'World's Largest Profitable Airline' Does it Again
It was expected, and some of the
news is even better than expected -- for the first half of 2003
(versus the same period in 2002), RPMs were up 4.7%, overall
revenue was up 5%, with 2.9% of that in the past three months.
On the other hand, some expenses -- notably salaries, wages, and
benefits -- had grown a lot (14.5%). The fleet, too, is 13 aircraft
bigger than it was a year earlier.
Partially slowing the payroll upsurge was a small drop in
headcount; since Southwest simply doesn't lay people off, that drop
can be attributed to retirements and other structural unemployment
factors. Fuel and oil (up 12%) and other maintenance costs (up
6.1%) cost $55 million more than the same period last year, and it
looks at first glance that a reduction in agency commissions (down
13.8%) would go a long way to counter that. The commissions,
though, are a much-smaller piece of the expense pie, so that 13.8%
drop represents less than $5 million in savings.

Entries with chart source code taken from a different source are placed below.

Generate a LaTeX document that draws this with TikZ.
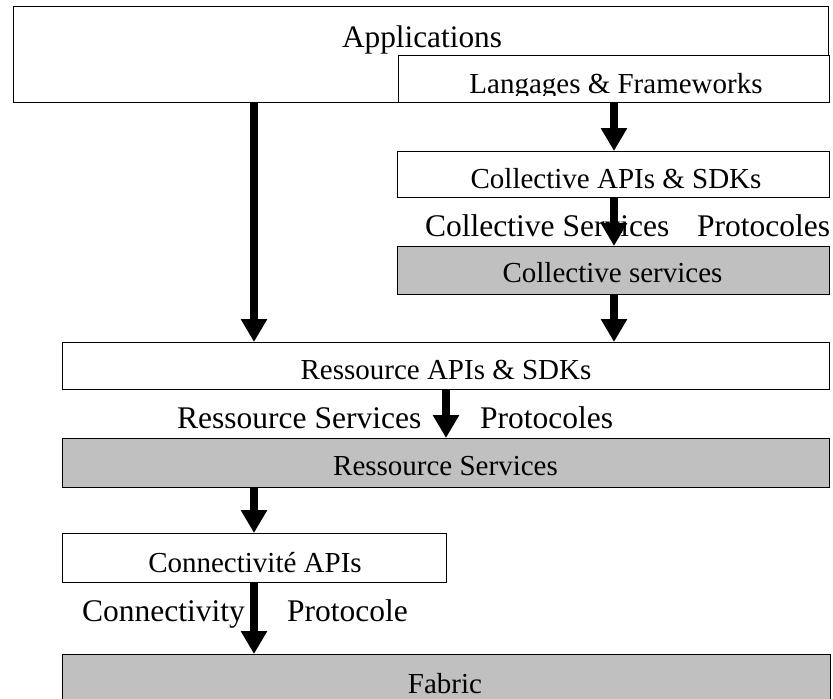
\documentclass[tikz,border=0pt]{standalone}
\usepackage{fontspec}
\setmainfont{Liberation Serif}
\usetikzlibrary{arrows.meta}
\definecolor{layergray}{HTML}{C0C0C0}
\begin{document}
\begin{tikzpicture}[x=1pt,y=-1pt,
  box/.style={draw=black, line width=1.4pt, fill=white, inner sep=0pt, anchor=north west},
  graybox/.style={box, fill=layergray},
  boxtext/.style={inner sep=0pt, font=\fontsize{29}{31}\selectfont},
  freetext/.style={inner sep=0pt, anchor=base west, font=\fontsize{31.5}{33}\selectfont},
  flow/.style={line width=8pt, -{Triangle[length=23pt, width=25pt]}}]
\clip (0,0) rectangle (833,699);

% layer boxes
\node[box, minimum width=815pt, minimum height=96pt] (app) at (13,6) {};
\node[box, minimum width=431pt, minimum height=47pt] (lang) at (397.5,54.5) {};
\node[box, minimum width=432pt, minimum height=46pt] (capi) at (397,151) {};
\node[graybox, minimum width=432pt, minimum height=48pt] (csvc) at (397,246) {};
\node[box, minimum width=767pt, minimum height=47pt] (rapi) at (62,342) {};
\node[graybox, minimum width=767pt, minimum height=48.5pt] (rsvc) at (62,438) {};
\node[box, minimum width=384pt, minimum height=49pt] (capis) at (62,533) {};
\node[graybox, minimum width=768pt, minimum height=80pt] (fabric) at (62,654) {};

% box captions
\node[boxtext, anchor=base, font=\fontsize{31.3}{33}\selectfont] (appT) at (422,47) {Applications};
\begin{scope}
  \clip (399,56) rectangle (827,95);
  \node[boxtext, anchor=base] (langT) at (616,93) {Langages \& Frameworks};
\end{scope}
\node[boxtext, anchor=base] (capiT) at (616,188) {Collective APIs \& SDKs};
\node[boxtext, anchor=base] (csvcT) at (612.5,282.5) {Collective services};
\node[boxtext, anchor=base] (rapiT) at (446,379) {Ressource APIs \& SDKs};
\node[boxtext, anchor=base] (rsvcT) at (445.5,475) {Ressource Services};
\node[boxtext, anchor=base] (capisT) at (255,572) {Connectivité APIs};
\node[boxtext, anchor=base] (fabricT) at (445,693) {Fabric};

% protocol labels between layers
\node[freetext] (cs) at (425,236.5) {Collective Services};
\node[freetext] (cp) at (697,236.5) {Protocoles};
\node[freetext] (rs) at (177,428) {Ressource Services};
\node[freetext] (rp) at (480,428) {Protocoles};
\node[freetext] (ks) at (82,621.5) {Connectivity};
\node[freetext] (kp) at (287,621.5) {Protocole};

% arrow columns
\coordinate (xa) at (254,0);
\coordinate (xb) at (614,0);
\coordinate (xc) at (446,0);

% call flow
\draw[flow] (app.south -| xa) -- (rapi.north -| xa);
\draw[flow] (lang.south -| xb) -- (capi.north -| xb);
\draw[flow] (capi.south -| xb) -- (csvc.north -| xb);
\draw[flow] (csvc.south -| xb) -- (rapi.north -| xb);
\draw[flow] (rapi.south -| xc) -- (rsvc.north -| xc);
\draw[flow] (rsvc.south -| xa) -- (capis.north -| xa);
\draw[flow] (capis.south -| xa) -- (fabric.north -| xa);
\end{tikzpicture}
\end{document}
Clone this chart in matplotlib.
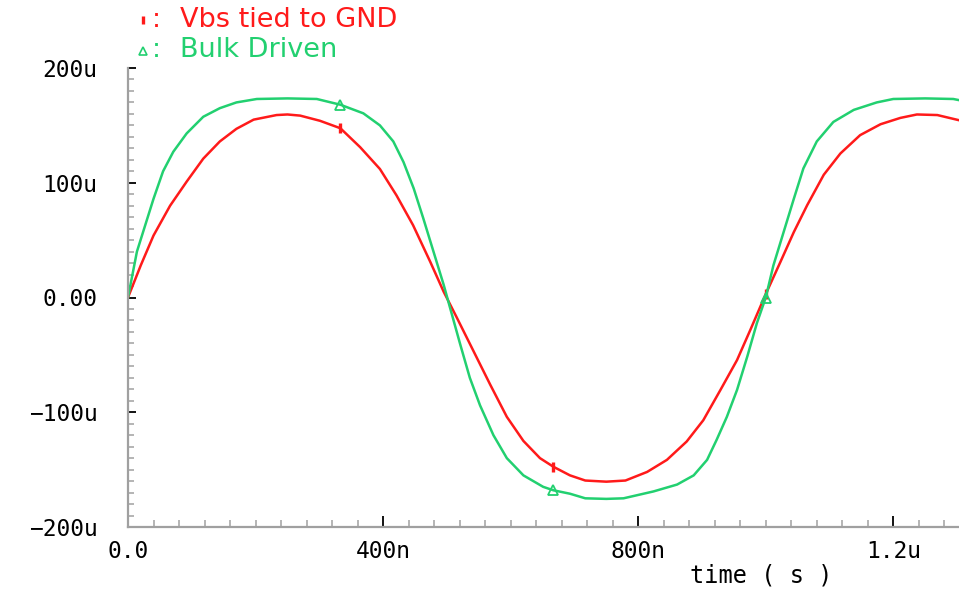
import matplotlib.pyplot as plt
from matplotlib.lines import Line2D
from matplotlib.ticker import MultipleLocator

# time in ns, current in uA
t_red = [0, 20, 40, 66, 92, 118, 144, 170, 197, 233, 250, 270, 301, 333, 364,
         395, 421, 447, 474, 495, 516, 542, 568, 594, 620, 646, 667, 693, 717,
         750, 780, 814, 845, 876, 902, 929, 955, 976, 1000, 1023, 1044, 1065,
         1091, 1117, 1148, 1180, 1211, 1237, 1269, 1303]
v_red = [0, 28, 54, 80, 101, 121, 136, 147, 155, 159, 159.5, 158.5, 154, 147.5,
         131, 112, 89, 63, 31, 5, -18, -47, -76, -104, -125, -140, -147.5, -155,
         -159.5, -160.5, -159.5, -152, -141.5, -125.5, -107, -80.5, -54.5, -28,
         3, 31, 57, 80.5, 107, 125.5, 141.5, 151, 156.5, 159.5, 159, 154.5]

t_green = [0, 14, 27, 40, 55, 71, 92, 118, 144, 170, 202, 250, 296, 333, 369,
           395, 416, 432, 448, 463, 479, 495, 505, 521, 536, 552, 573, 594, 620,
           651, 667, 693, 717, 750, 777, 824, 861, 887, 908, 923, 939, 955, 971,
           986, 1000, 1012, 1028, 1044, 1059, 1080, 1106, 1138, 1174, 1200, 1250,
           1294, 1303]
v_green = [0, 40, 63, 86, 110, 127, 143, 157.5, 165, 170, 173, 173.5, 173, 168,
           160.5, 150, 136, 118, 95, 69, 40, 11, -9, -41, -70, -94, -120, -140,
           -155, -165, -168, -171, -175, -175.5, -175, -169, -163, -155, -141.5,
           -124, -104, -80.5, -51.5, -22.5, 0, 28, 57, 86, 112.5, 136, 153, 163.5,
           170, 173, 173.5, 173, 172]

mark_t = [333, 667, 1000]

xticks = [0, 400, 800, 1200]
xlabels = ["0.0", "400n", "800n", "1.2u"]
yticks = [-200, -100, 0, 100, 200]
ylabels = ["\u2212200u", "\u2212100u", "0.00", "100u", "200u"]

red = "#ff1a1a"
green = "#22d070"

fig = plt.figure(figsize=(9.59, 5.90), dpi=100)
ax = fig.add_axes([128 / 959, 63 / 590, 831 / 959, 459 / 590])

ax.plot(t_red, v_red, color=red, lw=1.8, marker="|", ms=7, mew=2.4,
        markevery=[t_red.index(t) for t in mark_t])
ax.plot(t_green, v_green, color=green, lw=1.8, marker="^", ms=6.5, mew=1.3,
        mfc="none", markevery=[t_green.index(t) for t in mark_t])

ax.set_xlim(0, 1303)
ax.set_ylim(-200, 200)

for s in ["top", "right"]:
    ax.spines[s].set_visible(False)
for s in ["left", "bottom"]:
    ax.spines[s].set_color("#a0a0a0")
    ax.spines[s].set_linewidth(1.6)

ax.set_xticks(xticks)
ax.set_xticklabels(xlabels)
ax.set_yticks(yticks)
ax.set_yticklabels(ylabels)
ax.xaxis.set_minor_locator(MultipleLocator(40))
ax.yaxis.set_minor_locator(MultipleLocator(10))

ax.tick_params(axis="both", which="major", direction="in", color="black",
               width=1.3, labelsize=16.5)
ax.tick_params(axis="both", which="minor", direction="in", color="#a0a0a0",
               width=1.1)
ax.tick_params(axis="x", which="major", length=8, pad=9)
ax.tick_params(axis="x", which="minor", length=5)
ax.tick_params(axis="y", which="major", length=6, pad=22)
ax.tick_params(axis="y", which="minor", length=4)
for lab in ax.get_xticklabels() + ax.get_yticklabels():
    lab.set_family("DejaVu Sans Mono")

fig.text(761 / 959, 1 - 575 / 590, "time ( s )", fontsize=17,
         family="DejaVu Sans Mono", ha="center", va="center")

# legend at the top
fig.add_artist(Line2D([143 / 959], [1 - 20 / 590], transform=fig.transFigure,
                      color=red, marker="|", ms=6, mew=2.4, ls="none"))
fig.add_artist(Line2D([143 / 959], [1 - 51 / 590], transform=fig.transFigure,
                      color=green, marker="^", ms=6, mew=1.2, mfc="none",
                      ls="none"))
fig.text(152 / 959, 1 - 20 / 590, ":", color=red, fontsize=19, va="center")
fig.text(152 / 959, 1 - 50 / 590, ":", color=green, fontsize=19, va="center")
fig.text(180 / 959, 1 - 20 / 590, "Vbs tied to GND", color=red, fontsize=19.5,
         va="center")
fig.text(180 / 959, 1 - 50 / 590, "Bulk Driven", color=green, fontsize=19.5,
         va="center")

fig.savefig("out.png", dpi=100)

Put it all together, though, and Southwest is still the big
airline to envy.
Were things better, or worse? That depends, as accountants say,
"on how you want it to come out." Most would say, "better."
Operating income for second
quarter 2003 was $140 million, a decrease of 25.9 percent, compared
to $189 million for second quarter 2002. Excluding special items in
both years, operating income increased 13.8 percent to $181 million
for second quarter 2003, compared to $159 million for the same
period in 2002.
"Other income" was $257 million for second quarter 2003 versus
"other expenses" of $20 million for second quarter 2002. The $277
million swing in "other income" resulted primarily from the
government grant in second quarter 2003 and a $5 million decline in
net interest expense. Interest expense declined 14.8 percent to $23
million primarily due to lower interest rates. Interest income for
second quarter 2003 declined 22.2 percent, also due to lower
interest rates. Capitalized interest increased 60 percent to $8
million in second quarter 2003 as a result of higher Boeing
aircraft progress payments.
James F. Parker, Vice Chairman and Chief Executive Officer,
stated: "Considering the challenges we faced in second quarter with
the Iraq war and the difficult airline industry pricing
environment, we are proud of our better than expected earnings
performance. Excluding the $271 million government grant, our
second quarter 2003 net income of $103 million slightly exceeded
last year's second quarter earnings of $102 million, even though
second quarter 2002 included $36 million (pretax) related to a
reduction in air traffic liability.
"Although bookings softened early in the quarter as a result of
the war in Iraq, traffic and revenues finally began to improve in
mid-June. Thus far, traffic and load factors for this month and
bookings for the remainder of July and August are strong due to
high demand for vacation travel. Thus far in third quarter 2003,
unit revenues are exceeding year ago levels. The outlook for the
economy remains uncertain, however, and we remain concerned about
travel demand post-Labor Day."
Still growing, albeit slowly
He continued, "Although the last 22-month period has been the
most difficult ever for the airline industry, our superb Employees
remain focused more than ever on their mission to spread the
Freedom to Fly to Americans. As a consequence of their dedication
and improved revenue trends, we recently exercised our remaining
2004 options for the delivery of nine 737-700s next year. In
addition, we exercised six 2005 options for accelerated delivery in
2004 and accelerated the firm delivery of two 2005 aircraft to
2004. These changes to our Boeing 737-700 delivery schedule bring
our current 2004 firm orders to 42 aircraft, which, after
subtracting planned 737-200 retirements, results in a planned
annual capacity increase in the 6 to 7 percent range in 2004."